Persönliche Reaktionen: „Es ist traurig, wie unmenschlich das Handeln damals war und dass sie nach Lust und Laune über das Leben anderer entschieden haben“ schreibt eine Schülerin der Zeppelin-Realschule nach dem Besuch der nun im Singener Rathausfoyer zu Ende gegangenen Ausstellung „Wir hatten noch gar nicht angefangen zu leben“ über die Herrscher der Jugend-Konzentrationslager Moringen und Uckermark. Von 1940-45 inhaftierten die Nationalsozialisten dort 3.000 Kinder und Jugendliche im Alter von 10 bis 25 Jahren als „Gemeinschaftsfremde“, von denen Hunderte starben oder ihr Leben lang schwere körperliche und seelische Schäden davontrugen, gequält von Polizei, SS und dem berüchtigten Rassebiologen Dr. Ritter, der grausige Verbrechen an den schutzlosen Jungen und Mädchen beging und zudem auch das alte Volk der Jenischen verfolgte.
„Unsere Besucherzahlen waren überwältigend, allein 500 Schülerinnen und Schüler mit ihren Lehrkräften waren im Rathaus“, zogen Marcel Da Rin von der Singener Kriminalprävention und Bernhard Grunewald vom neuen Verein inSi e.V als Initiatoren nun eine erste Bilanz. „Wir wollen gerade in diesen Tagen zeigen, was echte Nazis wirklich gemacht haben“, so Grunewald, dessen Vater Wolfgang 30 lange Monate in Moringen inhaftiert war und der noch vor seinem frühen Tod half, diese Ausstellung zu entwickeln. Beide bieten nun den Singener Schulen und Jugendlichen eine Vertiefung des Themas an, ergänzt um den Film „Nacht und Nebel“ über Hitler’s KZs.

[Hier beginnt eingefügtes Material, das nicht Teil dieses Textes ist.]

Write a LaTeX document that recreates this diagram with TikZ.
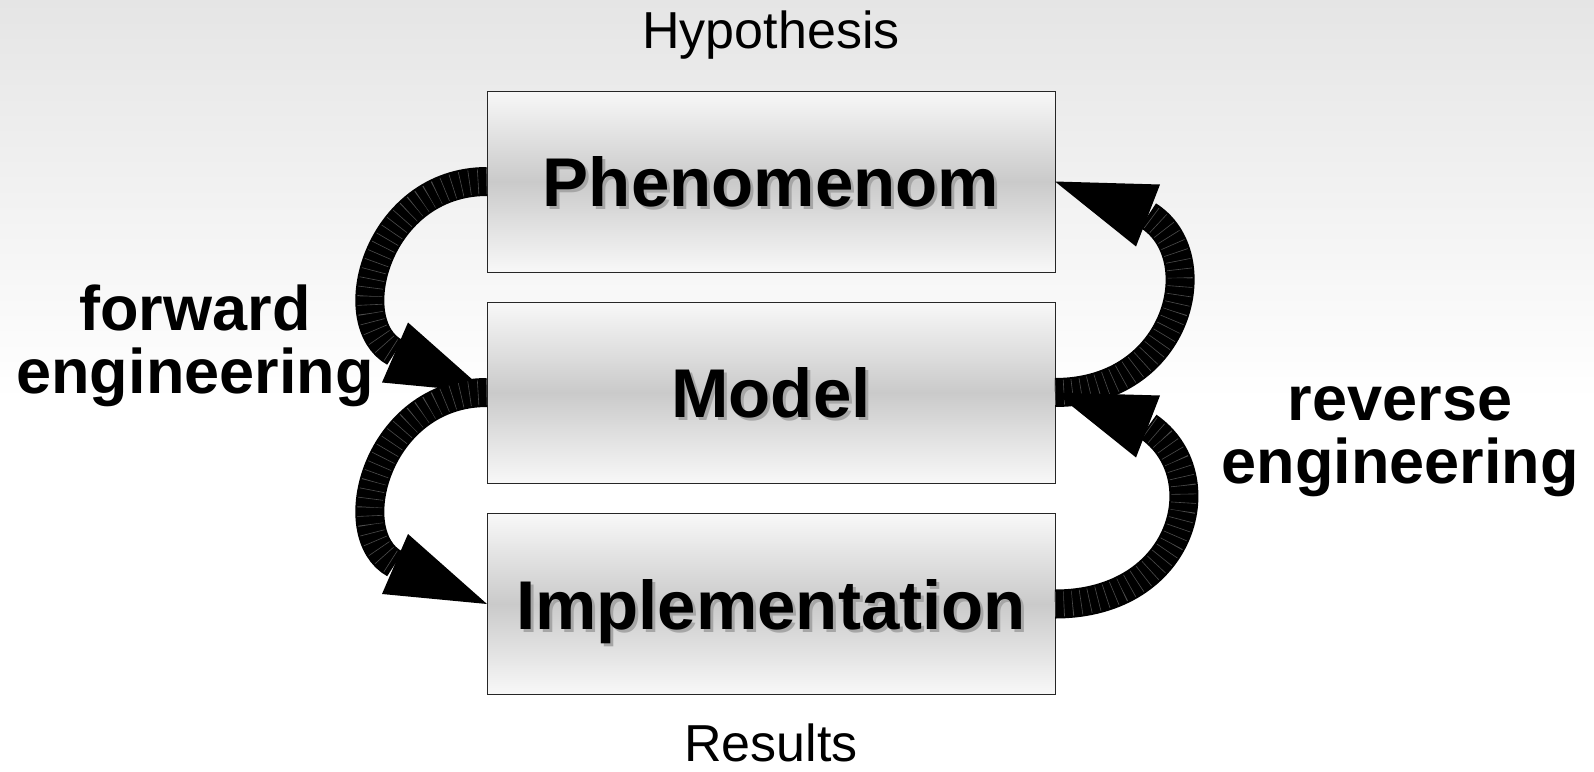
\documentclass[tikz,border=0pt]{standalone}
\usepackage{fontspec}
\setmainfont{Liberation Sans}
\usetikzlibrary{calc}
\definecolor{bgtop}{RGB}{229,229,229}
\definecolor{boxlight}{RGB}{248,248,248}
\definecolor{boxdark}{RGB}{202,202,202}
\newcommand\shadowtext[1]{\makebox[0pt][l]{\hspace{3pt}\raisebox{-3pt}{\textcolor{black!35}{#1}}}#1}
\begin{document}
\begin{tikzpicture}[x=1pt,y=-1pt,
  box/.style={draw=black!85, line width=1pt, minimum width=568pt, minimum height=181pt,
    inner sep=0pt, outer sep=0pt, top color=boxlight, bottom color=boxlight, middle color=boxdark,
    font=\fontsize{69}{69}\selectfont\bfseries, text height=50pt, text depth=0pt},
  shaft/.style={draw=black, line width=29pt,
    postaction={draw=black!70, line width=25pt, dash pattern=on 0.6pt off 8pt}},
  head/.style={fill=black},
  plain/.style={font=\fontsize{52}{52}\selectfont, anchor=base, inner sep=0pt, text depth=0pt},
  side/.style={font=\fontsize{63}{63}\selectfont\bfseries, align=center, anchor=base}
]
\useasboundingbox (0,0) rectangle (1594,771);
\fill[top color=bgtop, bottom color=white] (0,0) rectangle (1594,400);
\fill[white] (0,400) rectangle (1594,771);

\node[box] (phen) at (771,181.5) {\shadowtext{Phenomenom}};
\node[box] (model) at (771,392.5) {\shadowtext{Model}};
\node[box] (impl) at (771,604) {\shadowtext{Implementation}};

\node[plain] (hyp) at (771,48) {Hypothesis};
\node[plain] (res) at (771,761) {Results};
\node[side] (fwd) at (195,393) {forward\\engineering};
\node[side] (rev) at (1400,483) {reverse\\engineering};

% forward engineering arrows (left)
\draw[shaft] (phen.west) .. controls +(-110,0) and +(-55,-30) .. ($(model.west)+(-92,-40)$);
\fill[head] (model.west) -- ++(-79,-70) -- ++(-26,60) -- cycle;
\draw[shaft] (model.west) .. controls +(-110,0) and +(-55,-30) .. ($(impl.west)+(-92,-40)$);
\fill[head] (impl.west) -- ++(-79,-70) -- ++(-26,60) -- cycle;

% reverse engineering arrows (right)
\draw[shaft] (model.east) .. controls +(125,0) and +(64,40) .. ($(phen.east)+(93,34)$);
\fill[head] (phen.east) -- ++(105,3) -- ++(-24,62) -- cycle;
\draw[shaft] (impl.east) .. controls +(130,0) and +(70,48) .. ($(model.east)+(93,34)$);
\fill[head] (model.east) -- ++(105,3) -- ++(-24,62) -- cycle;
\end{tikzpicture}
\end{document}
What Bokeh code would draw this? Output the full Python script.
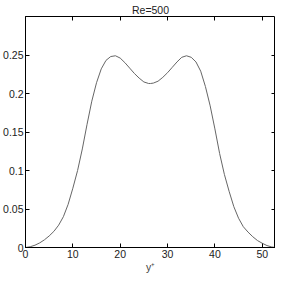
from bokeh.plotting import figure
from bokeh.models import Range1d, FixedTicker, LinearAxis
from bokeh.embed import file_html
from bokeh.resources import INLINE

title_text = "Re=500"
x_label = "y\u207a"

yplus = [0, 1, 2, 3, 4, 5, 6, 7, 8, 9, 10, 11, 12, 13, 14, 15, 16, 17, 18, 19,
         20, 21, 22, 23, 24, 25, 26, 26.4, 27, 28, 29, 30, 31, 32, 33, 34, 35, 36,
         37, 38, 39, 40, 41, 42, 43, 44, 45, 46, 47, 48, 49, 50, 51, 52, 52.8]
values = [0, 0.001, 0.003, 0.006, 0.010, 0.015, 0.021, 0.029, 0.040, 0.056,
          0.077, 0.100, 0.128, 0.160, 0.190, 0.214, 0.232, 0.243, 0.248, 0.249,
          0.246, 0.240, 0.233, 0.226, 0.220, 0.215, 0.213, 0.213, 0.2135, 0.216,
          0.221, 0.227, 0.234, 0.241, 0.247, 0.249, 0.247, 0.241, 0.229, 0.209,
          0.184, 0.154, 0.122, 0.095, 0.073, 0.053, 0.038, 0.027, 0.020, 0.014,
          0.009, 0.0055, 0.0025, 0.0007, 0]

x_ticks = [0, 10, 20, 30, 40, 50]
y_ticks = [0, 0.05, 0.1, 0.15, 0.2, 0.25]
y_tick_labels = ["0", "0.05", "0.1", "0.15", "0.2", "0.25"]

FONT = "Liberation Sans"

p = figure(width=275, height=275, output_backend="svg", toolbar_location=None,
           x_range=Range1d(0, 52.8), y_range=Range1d(0, 0.3),
           title=title_text, min_border_right=0, min_border_top=0,
           min_border_left=0, min_border_bottom=0)
p.title.align = "center"
p.title.text_font = FONT
p.title.text_font_size = "10.5px"
p.title.text_font_style = "normal"
p.title.text_color = "#222222"
p.title.standoff = 2

p.line(yplus, values, line_color="#666666", line_width=1)

p.grid.visible = False
p.outline_line_color = "black"
p.outline_line_width = 1

for ax in [p.xaxis[0], p.yaxis[0]]:
    ax.major_tick_in = 4
    ax.major_tick_out = 0
    ax.minor_tick_line_color = None
    ax.axis_line_color = "black"
    ax.major_label_text_font = FONT
    ax.major_label_text_font_size = "10.5px"
    ax.major_label_text_color = "#222222"
    ax.axis_label_text_font = FONT
    ax.axis_label_text_font_size = "10.5px"
    ax.axis_label_text_font_style = "normal"
    ax.major_label_standoff = 2

p.xaxis[0].ticker = FixedTicker(ticks=x_ticks)
p.yaxis[0].ticker = FixedTicker(ticks=y_ticks)
p.yaxis[0].major_label_overrides = {t: l for t, l in zip(y_ticks, y_tick_labels)}
p.xaxis[0].axis_label = x_label
p.xaxis[0].axis_label_standoff = 0

top = LinearAxis(ticker=FixedTicker(ticks=x_ticks), major_tick_in=4, major_tick_out=0,
                 minor_tick_line_color=None, axis_line_color=None,
                 major_label_standoff=0,
                 major_label_overrides={t: "" for t in x_ticks})
right = LinearAxis(ticker=FixedTicker(ticks=y_ticks), major_tick_in=4, major_tick_out=0,
                   minor_tick_line_color=None, axis_line_color=None,
                   major_label_standoff=0,
                   major_label_overrides={t: "" for t in y_ticks})
p.add_layout(top, "above")
p.add_layout(right, "right")

open("out.html", "w").write(file_html(p, INLINE))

„Davon haben wir noch nie etwas gehört“, war der Tenor gerade älterer Besucher aus nah und fern, die sich ebenso betroffen zeigten wie viele Rathausbedienstete und zahlreiche Tagesbesucher. Bereits bei der Eröffnung unterstrich Oberbürgermeister Bernd Häusler vor überraschend vielen Gästen, dass Rassismus, Gewalt und Fremdenfeindlichkeit in Singen keinen Platz haben. Er dankte beiden Verantwortlichen für die beeindruckende Initiative, die vom lokalen „Bündnis unterm Hohentwiel“ ebenso Unterstützung bekam wie von Heinz Rheinberger, dem legendären Singener Gewerkschafter und SPD-Kommunalpolitiker, der aufgrund eigener Erlebnisse als 14-jähriger im „Adolf-Nazi“-Volkssturm und Begegnungen mit KZ-Überlebenden wie Willi Bleicher alle Anwesenden zum aktiven Handeln gegen faschistisches Denken und Handeln aufrief. „Der Faschismus kommt nicht immer auf genagelten Stiefeln“, so Rheinberger. Gefördert wurde die Ausstellung, welche von Martin Guse konzipiert wurde, vom Programm „Demokratie leben“ des Bundesministeriums für Familien, Senioren, Frauen und Jugend.